Radio call letters that have local significance

Surprised nobody’s mentioned WBAL in BALtimore, the station is a 50,000 watt flamethrower, I’ve heard it in NYC on clear days.

In Minneapolis/St Paul there are:

KSTP (K - St Paul)
KMSP (K - Minneapolis, St. Paul)
WLOL (W - Land of Lakes)
WDGY (W - Dr. George Young (founder)) - OK, that’s not a place, but just a bit or trivia I learned once.)

WLUP was mentioned. Prior to those call letters, it was WCFL, owned by the Chicago Federation of Labor. Who remembers Larry Lujack?

Yet you forget KSFO? :wink:

WSOY, “Y-103”, in Decatur, which billed itself as the “Soybean Capital of the World” for decades (we have a Soy Capital Bank), largely thanks to the presence of Archer Daniels Midland, until the city council decided to change the motto to, first, “Pride of the Prairie”, and then the slightly defensive “We Like It Here”.

There is also a Soy City Motel.

Here in SoCal there’s KOST. Because, you know, we’re along the coast.

Per the station’s wiki, it originally meant World’s Best Battery Maker, a reference to the original owners, the Mallory Company (later Duracell). After a year or so the owners sold out Mallory and changed the slogan to We Broadcast Better Music.

KOIL, Omaha, was started in 1925 by a motor oil company.

We have KHOU here in Houston, TX.

We also have KPRC, which started out doing farm reports. The PRC stands for Peas, Rice and Cotton.

And WTIC in Hartford is an acronym for Travelers Insurance Company.

There’s a station in Kemmerer, Wyoming, where it must get pretty cold in the winter.

KBRR!

Indianapolis must be the all-time winner in word callsigns, having had at one time or another WIRE, WISH, WIFE, WTHR (channel THiRteen), and WNDY (W-Indy).

If I recall things correctly, a Buffalo station found that it could use Roman numerals in the middle of WIVB, its callsign, to create the station’s slogan: “We’re For Buffalo.” I believe the station was Channel 4, as well, making the “IV” even more appropriate.

Lansing’s CBS TV is WLNS logically enough.

WOOD tv radio in Grand Rapids has the city’s reputation as the furniture city as its origin. The television was renamed WOTV for some time before reverting back to WOOD.

WWUP-TV in Sault Ste. Marie is named for the Upper Peninsula.

WISE in Wise, VA; operated by Virginia Tech. They purchesed it from UVA.

WAKE in Winston-Salem, NC; operated by Wake Forest University.

And before that, it was WBEN-TV, owned by the Buffalo Evening News. As far as I know, there is still a WBEN at 930 AM, but it hasn’t been operated by the News for ages.

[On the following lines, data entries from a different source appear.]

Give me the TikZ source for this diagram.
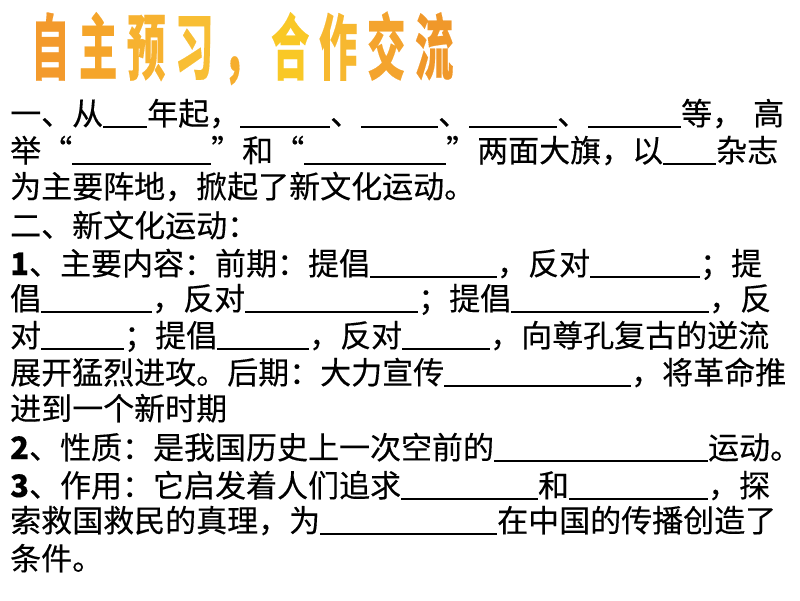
\documentclass[tikz,border=0pt]{standalone}
\usepackage{fontspec}
\setmainfont{Noto Sans CJK SC}[FakeBold=0.3]
\usepackage{graphicx}

\newcommand{\blank}[1]{\rule[-2.5pt]{#1pt}{1.4pt}}
\newcommand{\oq}{\makebox[1em][r]{“}}
\newcommand{\cq}{\makebox[1em][l]{”}}
\newcommand{\tc}[2]{\makebox[48pt]{\scalebox{0.8}[1.5]{\textcolor[HTML]{#1}{#2}}}}

\begin{document}
\begin{tikzpicture}[x=1pt,y=-1pt]
		\tikzstyle {row} = [anchor=base west, inner sep=0pt, font=\fontsize{31}{37}\selectfont]
		\tikzstyle {title} = [anchor=base west, inner sep=0pt, font=\fontsize{48}{50}\selectfont\bfseries]

		\fill[white] (0,0) rectangle (800,600);
		\useasboundingbox (0,0) rectangle (800,600);

		% heading
		\node[title] (head) at (26, 74) {\tc{F39A2C}{自}\tc{F5A52A}{主}\tc{F7B230}{预}\tc{F8BE34}{习}\tc{F6AE2E}{，}\tc{F9C826}{合}\tc{F7B830}{作}\tc{F4A42E}{交}\tc{F0982A}{流}};

		% part one
		\node[row] (l1) at (10, 125) {一、从\blank{44}年起，\blank{90}、\blank{77}、\blank{88}、\blank{93}等，\hspace{10pt}高};
		\node[row] (l2) at (10, 162) {举\oq\blank{139}\cq 和\oq\blank{142}\cq 两面大旗，以\blank{53}杂志};
		\node[row] (l3) at (10, 198) {为主要阵地，掀起了新文化运动。};

		% part two
		\node[row] (l4) at (10, 237) {二、新文化运动：};
		\node[row] (l5) at (10, 275) {{\bfseries 1}、主要内容：前期：提倡\blank{127}，反对\blank{110}；提};
		\node[row] (l6) at (10, 310) {倡\blank{111}，反对\blank{173}；提倡\blank{198}，反};
		\node[row] (l7) at (10, 347) {对\blank{83}；提倡\blank{92}，反对\blank{88}，向尊孔复古的逆流};
		\node[row] (l8) at (10, 384) {展开猛烈进攻。后期：大力宣传\blank{187}，将革命推};
		\node[row] (l9) at (10, 420) {进到一个新时期};
		\node[row] (l10) at (10, 459) {{\bfseries 2}、性质：是我国历史上一次空前的\blank{214}运动。};
		\node[row] (l11) at (10, 497) {{\bfseries 3}、作用：它启发着人们追求\blank{137}和\blank{139}，探};
		\node[row] (l12) at (10, 532) {索救国救民的真理，为\blank{177}在中国的传播创造了};
		\node[row] (l13) at (10, 570) {条件。};
	\end{tikzpicture}
\end{document}
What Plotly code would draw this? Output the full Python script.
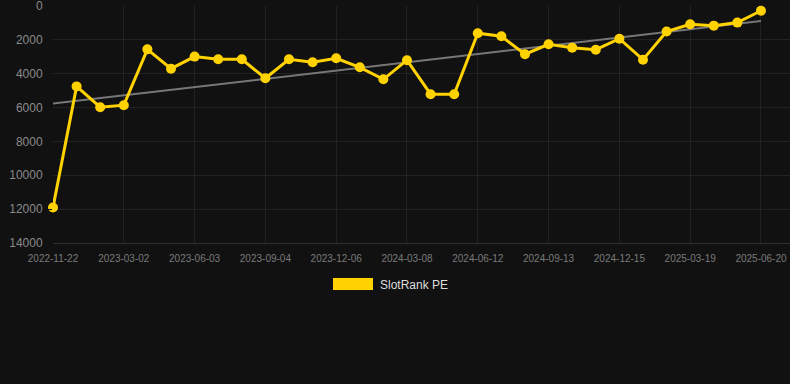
import numpy as np
import plotly.graph_objects as go

dates = [
    "2022-11-22", "2022-12-23", "2023-01-28", "2023-03-02", "2023-04-02", "2023-05-03",
    "2023-06-03", "2023-07-04", "2023-08-04", "2023-09-04", "2023-10-05", "2023-11-05",
    "2023-12-06", "2024-01-06", "2024-02-06", "2024-03-08", "2024-04-08", "2024-05-11",
    "2024-06-12", "2024-07-13", "2024-08-13", "2024-09-13", "2024-10-14", "2024-11-14",
    "2024-12-15", "2025-01-15", "2025-02-16", "2025-03-19", "2025-04-19", "2025-05-20",
    "2025-06-20",
]
rank = [
    11900, 4750, 5980, 5860, 2560, 3700, 2990, 3150, 3150, 4270, 3150, 3320, 3090,
    3620, 4330, 3200, 5210, 5210, 1610, 1790, 2850, 2260, 2460, 2580, 1930, 3170,
    1510, 1080, 1160, 980, 280,
]
tick_labels = dates[::3]
y_ticks = [0, 2000, 4000, 6000, 8000, 10000, 12000, 14000]
series_name = "SlotRank PE"

idx = np.arange(len(rank))
slope, intercept = np.polyfit(idx, rank, 1)
trend = slope * idx + intercept

GOLD = "#ffd200"
BG = "#111111"
GRID = "#222222"

fig = go.Figure()
fig.add_trace(go.Scatter(
    x=idx, y=trend, mode="lines",
    line=dict(color="#777777", width=2),
    hoverinfo="skip", showlegend=False,
))
fig.add_trace(go.Scatter(
    x=idx, y=rank, mode="lines+markers", name=series_name,
    line=dict(color=GOLD, width=3),
    marker=dict(color=GOLD, size=10),
    text=dates, showlegend=False, cliponaxis=False,
))

# legend drawn manually
fig.add_shape(type="rect", xref="paper", yref="paper",
              x0=(333 - 53) / 737, x1=(373 - 53) / 737,
              y0=(243 - 290) / 237, y1=(243 - 278) / 237,
              fillcolor=GOLD, line=dict(width=0))
fig.add_annotation(xref="paper", yref="paper", x=(378 - 53) / 737, y=(243 - 284.5) / 237,
                   text=series_name, showarrow=False, xanchor="left", yanchor="middle",
                   font=dict(size=12, color="#dddddd"))

fig.update_layout(
    width=790, height=384,
    paper_bgcolor=BG, plot_bgcolor=BG,
    margin=dict(l=53, r=0, t=6, b=141),
    font=dict(family="Liberation Sans, Arial, sans-serif"),
    showlegend=False,
)
fig.update_xaxes(
    range=[0, 31.23],
    tickmode="array", tickvals=idx[::3], ticktext=tick_labels,
    showgrid=True, gridcolor=GRID, gridwidth=1,
    zeroline=False, showline=True, linecolor="#2e2e2e",
    ticks="outside", ticklen=6, tickcolor=BG,
    tickfont=dict(size=10, color="#7a7a7a"),
)
fig.update_yaxes(
    range=[14000.5, -0.5],
    tickmode="array", tickvals=y_ticks, ticktext=[str(v) for v in y_ticks],
    showgrid=True, gridcolor=GRID, gridwidth=1,
    zeroline=False, showline=False,
    ticks="outside", ticklen=7, tickcolor=BG,
    tickfont=dict(size=12, color="#8a8a8a"),
    ticklabeloverflow="allow",
)

fig.write_html(
    "out.html",
    config={"displayModeBar": False},
    post_script="document.body.style.margin='0';document.body.style.background='#111111';",
)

WING in Dayton, OH; originally named for that city’s role in the history of human flight.

I never thought I would find occassion to post these two old Larry Lujack WLS commercials but here they are.

According to Wikipedia, a station in Atlantic City was supposed to get WALL, named for its seawall, but a mix up led to them getting WMID instead and WALL went to a station in Middletown, NY.

WBOX in Bogalusa, LA; possibly a reference to its cardboard, paper, and lumber industries.